» **Problem requirements**: In the material below, please retype the lines from the very first through the one with "import * as d3 from 'd3';", exactly and without pictures.

» **Dataset content**:
###
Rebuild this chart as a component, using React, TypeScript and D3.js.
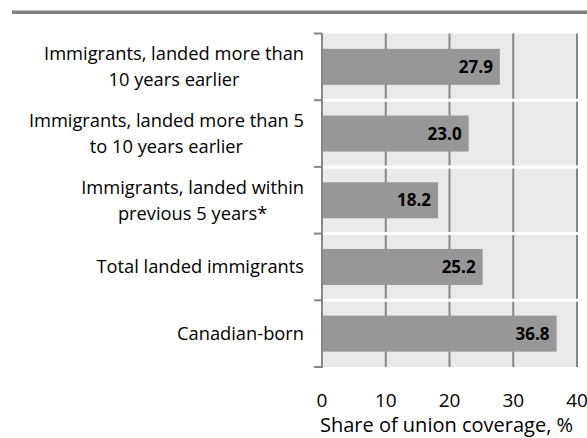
import React, { useEffect, useRef } from 'react';
import * as d3 from 'd3';

const categories = [
  'Immigrants, landed more than 10 years earlier',
  'Immigrants, landed more than 5 to 10 years earlier',
  'Immigrants, landed within previous 5 years*',
  'Total landed immigrants',
  'Canadian-born',
];
const labelLines = [
  ['Immigrants, landed more than', '10 years earlier'],
  ['Immigrants, landed more than 5', 'to 10 years earlier'],
  ['Immigrants, landed within', 'previous 5 years*'],
  ['Total landed immigrants'],
  ['Canadian-born'],
];
const values = [27.9, 23.0, 18.2, 25.2, 36.8];
const xTicks = [0, 10, 20, 30, 40];
const axisTitle = 'Share of union coverage, %';

const W = 587;
const H = 438;
const FONT = '"Open Sans", sans-serif';

const App = () => {
  const ref = useRef(null);

  useEffect(() => {
    const svg = d3.select(ref.current);
    svg.selectAll('*').remove();

    const left = 322, right = 577, top = 33.5, bottom = 367;

    const x = d3.scaleLinear().domain([0, 40]).range([left, right]);
    const y = d3.scaleBand()
      .domain(categories)
      .range([top, bottom])
      .paddingInner(0.46)
      .paddingOuter(0.23);
    const step = y.step();

    // top rule
    svg.append('rect')
      .attr('x', 12).attr('y', 10.5).attr('width', W - 12).attr('height', 3.5)
      .attr('fill', '#808080');

    // plot background
    svg.append('rect')
      .attr('x', left).attr('y', top).attr('width', right - left).attr('height', bottom - top)
      .attr('fill', '#eaeaea');

    // vertical gridlines
    svg.append('g')
      .selectAll('line')
      .data(xTicks.slice(1))
      .enter().append('line')
      .attr('x1', d => x(d)).attr('x2', d => x(d))
      .attr('y1', top).attr('y2', bottom)
      .attr('stroke', '#868686')
      .attr('stroke-width', 2);

    // row boundaries
    const bounds = categories.map(c => (y(c) as number) - step * 0.23);
    bounds.push(bottom);

    svg.append('g')
      .selectAll('line')
      .data(bounds.slice(1, -1))
      .enter().append('line')
      .attr('x1', left).attr('x2', right + 1)
      .attr('y1', d => d).attr('y2', d => d)
      .attr('stroke', '#ffffff')
      .attr('stroke-width', 3);

    // bars
    svg.append('g')
      .selectAll('rect')
      .data(values)
      .enter().append('rect')
      .attr('x', x(0))
      .attr('y', (d, i) => y(categories[i]) as number)
      .attr('width', d => x(d) - x(0))
      .attr('height', y.bandwidth())
      .attr('fill', '#979797');

    // value labels
    svg.append('g')
      .selectAll('text')
      .data(values)
      .enter().append('text')
      .attr('x', d => x(d) - 7)
      .attr('y', (d, i) => (y(categories[i]) as number) + y.bandwidth() / 2 + 6)
      .attr('text-anchor', 'end')
      .style('font-family', FONT)
      .style('font-size', '17px')
      .style('font-weight', 'bold')
      .style('fill', '#000')
      .text(d => d.toFixed(1));

    // left axis line + ticks
    svg.append('line')
      .attr('x1', left).attr('x2', left)
      .attr('y1', top).attr('y2', bottom + 1)
      .attr('stroke', '#868686').attr('stroke-width', 2);
    svg.append('g')
      .selectAll('line')
      .data(bounds)
      .enter().append('line')
      .attr('x1', left - 8).attr('x2', left)
      .attr('y1', d => d).attr('y2', d => d)
      .attr('stroke', '#868686').attr('stroke-width', 2);

    // category labels
    labelLines.forEach((lines, i) => {
      const cy = (y(categories[i]) as number) + y.bandwidth() / 2;
      const g = svg.append('g');
      const texts = lines.map((ln, j) => g.append('text')
        .attr('y', cy + 6.5 + (j - (lines.length - 1) / 2) * 26)
        .attr('text-anchor', 'middle')
        .style('font-family', FONT)
        .style('font-size', '18.3px')
        .style('fill', '#000')
        .text(ln));
      const widest = d3.max(texts, t => (t.node() as SVGTextElement).getComputedTextLength()) || 0;
      const cx = 304 - widest / 2;
      texts.forEach(t => t.attr('x', cx));
    });

    // x tick labels
    svg.append('g')
      .selectAll('text')
      .data(xTicks)
      .enter().append('text')
      .attr('x', d => x(d))
      .attr('y', 407)
      .attr('text-anchor', 'middle')
      .style('font-family', FONT)
      .style('font-size', '19px')
      .style('fill', '#000')
      .text(d => d);

    // axis title
    svg.append('text')
      .attr('x', (left + right) / 2 - 3)
      .attr('y', 432)
      .attr('text-anchor', 'middle')
      .style('font-family', FONT)
      .style('font-size', '20px')
      .style('fill', '#000')
      .text(axisTitle);
  }, []);

  return (
    <svg
      ref={ref}
      width={W}
      height={H}
      style={{ position: 'absolute', left: 0, top: 0, background: '#fff' }}
    ></svg>
  );
};

export default App;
###
» **Completed exercise**:
Rebuild this chart as a component, using React, TypeScript and D3.js.
import React, { useEffect, useRef } from 'react';
import * as d3 from 'd3';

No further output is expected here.